Having a goal will change the way you look at money. If you have any big dreams for your finances, such as retiring one day, you need to start setting financial goals. Goals will make you more aware of your spending, when you spend on miscellaneous items you realize how quickly that can add up and take away from your big dreams. 

If you want to succeed in your big dreams financially then you’ve got to determine what you value most and prioritize that over miscellaneous and monotonous spending.  

How to set a financial goal:

1. Determine what long and mid term goals you’d like to achieve. Write them down.  

This is a time when you get to realistically and whimsically dream about all of the things that you would like to do in your future. They may seem far-fetched or expected but write them both down. For time reference think 5+ years.

2. Ask yourself, what needs to happen differently financially to achieve those long and mid term goals?   

In order to achieve the goals that you have set in the previous step you need to thing about what it will take to achieve them? Do you need to change habits? Do you need to save money? Do you need to free up money? Do you need to make more money? Answer the question so you know what you need to start doing to make your dreams come true.

3. Determine what short term goals you would like to achieve. Write them down.   

After sorting out what mid and long-term goals you have set for yourself now take some time to determine what short term goals you would like to and need to achieve. These can be adjunct to your mid and long term goals or stand alone goals. For time reference think 0-5 years. 

4. Look at your expenses from the last month and create a written budget.    

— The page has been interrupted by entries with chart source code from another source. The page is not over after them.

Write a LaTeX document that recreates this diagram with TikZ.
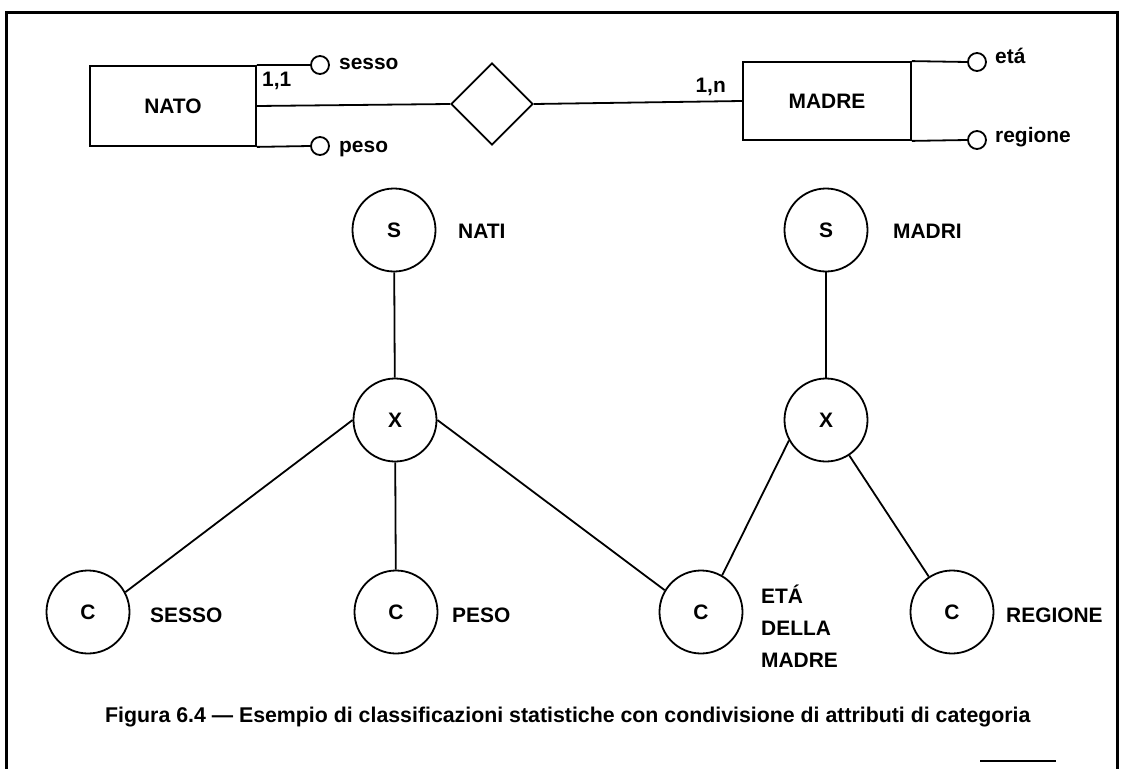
\documentclass[tikz,border=0pt]{standalone}
\usepackage{fontspec}
\setmainfont{Liberation Sans}
\usetikzlibrary{shapes.geometric}
\begin{document}
\begin{tikzpicture}[x=1bp,y=-1bp,
  every node/.style={font=\bfseries\fontsize{21}{25}\selectfont},
  ent/.style={draw, line width=1.8bp, minimum width=166bp, minimum height=80bp, inner sep=0pt},
  relship/.style={draw, diamond, aspect=1, minimum size=82bp, inner sep=0pt, line width=1.8bp},
  attr/.style={draw, circle, minimum size=18bp, inner sep=0pt, line width=1.8bp},
  op/.style={draw, circle, minimum size=83bp, inner sep=0pt, line width=1.8bp},
  lab/.style={anchor=base west, inner sep=0pt},
  link/.style={line width=1.8bp},
  frame/.style={line width=3bp}]
\useasboundingbox (0,0) rectangle (1124,769);

% outer frame (open at the bottom)
\draw[frame] (6.5,769) -- (6.5,12.5) -- (1117,12.5) -- (1117,769);
\draw[link] (980,761) -- (1056,761);

% --- E-R schema ---
\node[ent] (nato) at (173,106) {\raisebox{-1bp}{NATO}};
\node[relship] (rel) at (492,104) {};
\node[ent, minimum width=168bp, minimum height=78bp] (madre) at (827,101) {MADRE};

\node[attr] (asesso) at (320,65) {};
\node[attr] (apeso) at (320,146) {};
\node[attr] (aeta) at (977,62) {};
\node[attr] (aregione) at (977,140) {};

\node[lab] (tsesso) at (339,70) {sesso};
\node[lab] (tpeso) at (339,152) {peso};
\node[lab] (teta) at (995,64) {etá};
\node[lab] (tregione) at (995,142) {regione};

\draw[link] (nato.north east) -- (asesso.west);
\draw[link] (nato.south east) -- (apeso.west);
\draw[link] (madre.north east) -- (aeta.west);
\draw[link] (madre.south east) -- (aregione.west);
\draw[link] (nato.east) -- (rel.west);
\draw[link] (rel.east) -- (madre.west);

\node[lab] (c11) at (262,87) {1,1};
\node[anchor=base east, inner sep=0pt] (c1n) at (726,93) {1,n};

% --- statistical classifications ---
\node[op] (s1) at (394,230) {S};
\node[op] (s2) at (826,230) {S};
\node[op] (x1) at (395,420) {X};
\node[op] (x2) at (826,420) {X};
\node[op] (c1) at (88,612) {C};
\node[op] (c2) at (396,612) {C};
\node[op] (c3) at (701,612) {C};
\node[op] (c4) at (952,612) {C};

\node[lab] (tnati) at (458,238) {NATI};
\node[lab] (tmadri) at (893,238) {MADRI};
\node[lab] (tsx) at (150,622) {SESSO};
\node[lab] (tps) at (452,622) {PESO};
\node[lab] (tem1) at (761,603) {ETÁ};
\node[lab] (tem2) at (761,635) {DELLA};
\node[lab] (tem3) at (761,667) {MADRE};
\node[lab] (trg) at (1006,622) {REGIONE};

\draw[link] (s1) -- (x1);
\draw[link] (s2) -- (x2);
\draw[link] (x1.west) -- (c1.28);
\draw[link] (x1) -- (c2);
\draw[link] (x1.east) -- (c3.149);
\draw[link] (x2.209) -- (c3.60);
\draw[link] (x2) -- (c4);

% caption
\node[lab, font=\bfseries\fontsize{21.4}{25}\selectfont] (cap) at (105,722)
  {Figura 6.4 — Esempio di classificazioni statistiche con condivisione di attributi di categoria};
\end{tikzpicture}
\end{document}
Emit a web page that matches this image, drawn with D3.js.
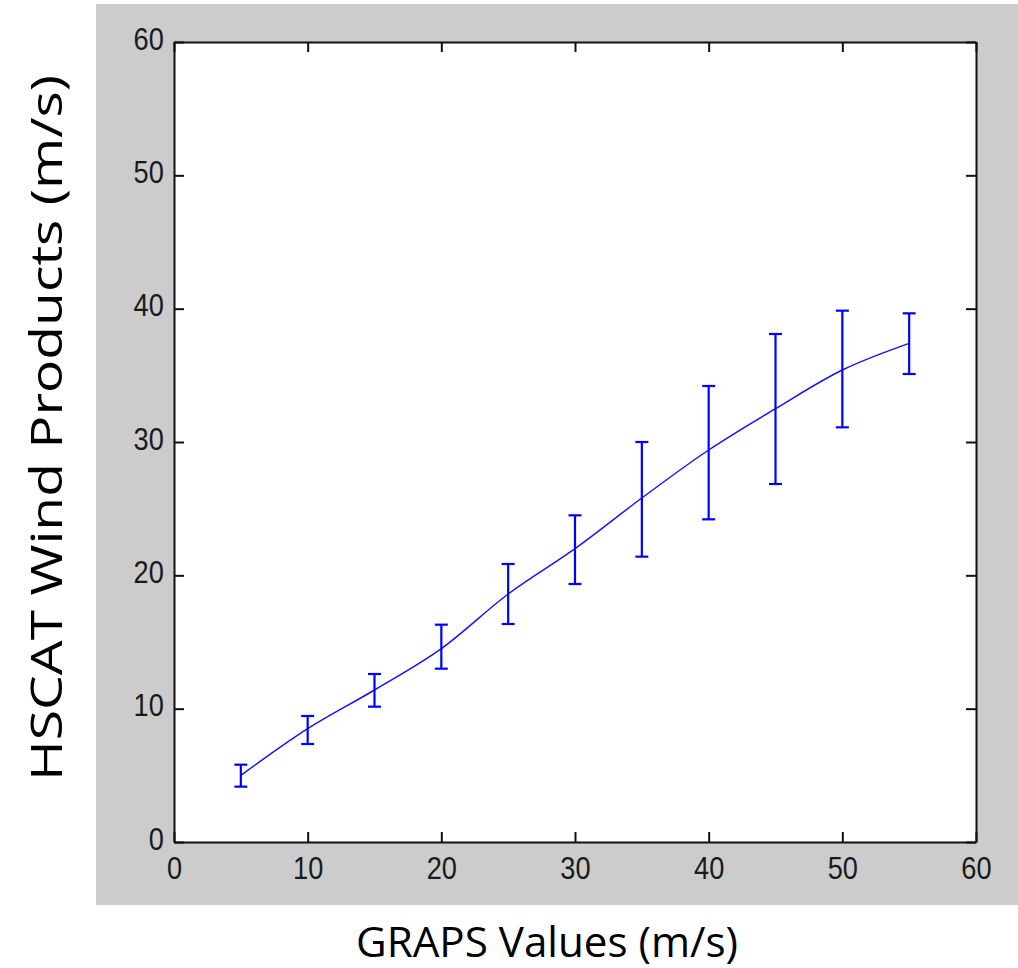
<!DOCTYPE html>
<html>
<head>
<meta charset="utf-8">
<script src="https://cdn.jsdelivr.net/npm/d3@7"></script>
<style>
  body { margin: 0; background: #ffffff; }
  svg { display: block; }
</style>
</head>
<body>
<div id="chart"></div>
<script>
// GRAPS wind speed bins (m/s)
var grapsValues = [5, 10, 15, 20, 25, 30, 35, 40, 45, 50, 55];
// mean HSCAT wind per bin
var hscatMean = [5.0, 8.5, 11.4, 14.5, 18.6, 22.0, 25.8, 29.4, 32.5, 35.4, 37.4];
// error bar ends
var hscatLow  = [4.15, 7.35, 10.15, 13.0, 16.35, 19.35, 21.4, 24.2, 26.85, 31.1, 35.1];
var hscatHigh = [5.8, 9.45, 12.6, 16.3, 20.85, 24.5, 30.0, 34.2, 38.1, 39.85, 39.65];

var xTicks = [0, 10, 20, 30, 40, 50, 60];
var yTicks = [0, 10, 20, 30, 40, 50, 60];

var xTitle = "GRAPS Values (m/s)";
var yTitle = "HSCAT Wind Products (m/s)";

var width = 1018;
var height = 968;

var margin = { left: 174, top: 42, right: 42, bottom: 126 };
var plotW = width - margin.left - margin.right;
var plotH = height - margin.top - margin.bottom;

var svg = d3.select("#chart").append("svg")
    .attr("width", width)
    .attr("height", height);

// grey figure background
svg.append("rect")
    .attr("x", 96).attr("y", 4)
    .attr("width", width - 96).attr("height", 901)
    .attr("fill", "#cccccc");

var g = svg.append("g")
    .attr("transform", "translate(" + margin.left + "," + margin.top + ")");

g.append("rect")
    .attr("width", plotW).attr("height", plotH)
    .attr("fill", "#ffffff");

var x = d3.scaleLinear().domain([0, 60]).range([0, plotW]);
var y = d3.scaleLinear().domain([0, 60]).range([plotH, 0]);

// axes, ticks pointing inward on all four sides
var axisBottom = g.append("g")
    .attr("transform", "translate(0," + plotH + ")")
    .call(d3.axisBottom(x).tickValues(xTicks).tickSizeInner(-10).tickSizeOuter(0).tickPadding(14));
var axisLeft = g.append("g")
    .call(d3.axisLeft(y).tickValues(yTicks).tickSizeInner(-10).tickSizeOuter(0).tickPadding(12));
var axisTop = g.append("g")
    .call(d3.axisTop(x).tickValues(xTicks).tickSizeInner(-10).tickSizeOuter(0).tickFormat(""));
var axisRight = g.append("g")
    .attr("transform", "translate(" + plotW + ",0)")
    .call(d3.axisRight(y).tickValues(yTicks).tickSizeInner(-10).tickSizeOuter(0).tickFormat(""));

[axisBottom, axisLeft, axisTop, axisRight].forEach(function(a) {
    a.select(".domain").attr("stroke", "#111").attr("stroke-width", 2);
    a.selectAll(".tick line").attr("stroke", "#111").attr("stroke-width", 2);
});

axisBottom.selectAll(".tick text")
    .attr("font-family", "Liberation Sans, Arial, sans-serif")
    .attr("font-size", 32)
    .attr("fill", "#1a1a1a")
    .attr("transform", "scale(0.85,1)");
axisLeft.selectAll(".tick text")
    .attr("font-family", "Liberation Sans, Arial, sans-serif")
    .attr("font-size", 32)
    .attr("fill", "#1a1a1a")
    .attr("dy", "0.22em")
    .attr("transform", "scale(0.85,1)");

// mean line
var line = d3.line()
    .x(function(d, i) { return x(grapsValues[i]); })
    .y(function(d) { return y(d); })
    .curve(d3.curveMonotoneX);

g.append("path")
    .datum(hscatMean)
    .attr("d", line)
    .attr("fill", "none")
    .attr("stroke", "#1414ff")
    .attr("stroke-width", 1.5);

// error bars
var capHalf = 6.5;
var bars = g.selectAll(".errbar").data(grapsValues).enter()
    .append("g").attr("class", "errbar");

bars.append("line")
    .attr("x1", function(d) { return x(d); })
    .attr("x2", function(d) { return x(d); })
    .attr("y1", function(d, i) { return y(hscatLow[i]); })
    .attr("y2", function(d, i) { return y(hscatHigh[i]); });
bars.append("line")
    .attr("x1", function(d) { return x(d) - capHalf; })
    .attr("x2", function(d) { return x(d) + capHalf; })
    .attr("y1", function(d, i) { return y(hscatHigh[i]); })
    .attr("y2", function(d, i) { return y(hscatHigh[i]); });
bars.append("line")
    .attr("x1", function(d) { return x(d) - capHalf; })
    .attr("x2", function(d) { return x(d) + capHalf; })
    .attr("y1", function(d, i) { return y(hscatLow[i]); })
    .attr("y2", function(d, i) { return y(hscatLow[i]); });
bars.selectAll("line")
    .attr("stroke", "#0000ff")
    .attr("stroke-width", 2.2);

// axis titles
svg.append("text")
    .attr("x", 547).attr("y", 957)
    .attr("text-anchor", "middle")
    .attr("font-family", "Open Sans, Noto Sans, sans-serif")
    .attr("font-size", 42)
    .attr("fill", "#000")
    .attr("textLength", 382)
    .attr("lengthAdjust", "spacingAndGlyphs")
    .text(xTitle);

svg.append("text")
    .attr("transform", "translate(62,428) rotate(-90)")
    .attr("text-anchor", "middle")
    .attr("font-family", "Open Sans, Noto Sans, sans-serif")
    .attr("font-size", 44)
    .attr("fill", "#000")
    .attr("textLength", 706)
    .attr("lengthAdjust", "spacingAndGlyphs")
    .text(yTitle);
</script>
</body>
</html>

This step is important because you can’t get to where you want to be if you don’t know what you’re spending money on. This is an in-depth look into all of your spending habits for the last month. You’re going to write them all down, take a note of categories such as food, transportation, personal, entertainment, miscellaneous, etc. and tally up how much you spend in each category. 

Add up all of your expenses and subtract that from how much money you took home this month. The number leftover should be a positive number or zero. If you were in the negative you have a little bit more work to do, but that doesn’t mean that you can’t achieve your goals.

This step is crucial to starting to make financial changes, do not be blissfully unaware any longer.

5. Ask yourself what needs to happen differently financially to achieve the short term goals?    

After completing your budget reflect on the categories you spent in and determine what you want to keep in your expenses and what you can let go of to reach your goals. This may seem like sacrifice or deprivation to some people, but those people haven’t figured out what they value most in life properly then. If you’ve written down goals that matter to you then “sacrificing” a daily coffee from your favorite barista shouldn’t be life shattering. Remember the end goal.

6. Make your goal specific.    

For each short, mid, and long term goals you will need to write it down. This may be the long term goal or a short term goal that helps you achieve a longer goals, or just a stand alone goal. Regardless, in this step you are going to make specific goals. It can be anything from saving $500-1000, to paying off a credit card, to paying off your student loans, to saving up for your first house, to having a savings rate of greater than 60%. 

Your goal is personal so think through what is important to you, be specific in what you want. Do not be the queen of vague, the more specific the better. 

7. Set a deadline.    

Depending on your goal determines how long your deadline should be. Being specific helps keep you accountable to the tasks that must be done. If you are worried about the date being too ambitious you can use the Good, Better, and Best Goal Setting template I have to set realistic to ambitious goals. 

8. Determine what needs to happen on a daily or weekly basis to achieve your short, mid, and long term goals.   

When working toward your goals daily or weekly tasks can help you stay on track. Write down what tasks you can do to stay on track to reach your goals.

9. Tell someone who will keep you accountable.    

This step is vital many people need outer accountability to stay on track for their goals. Think back to when you participated in a high school activity or sport, you were able to show up for practice or rehearsals without missing them much or at all. 

Now, think about what it takes for you to have that much commitment now. Is anybody depending on you to achieve these goals or is it just yourself? If somebody else is checking in with you to make sure that tasks are getting done I believe that you will be able to stay more accountable.

10. Check in with your goals on a regular basis.    

You want to make sure your goals are staying relevant to your overall life goals. This requires periodic check-in‘s. Depending on what you’re working on you may need to check in monthly, or quarterly, or even annually. Just make sure you are checking in.

Financial goals help to change your mindset, your habits, and subsequently your life. 

When you become more aware of what your goals are, how you’re spending your money, and how to prioritize your spending you can really make changes that will impact the rest of your life.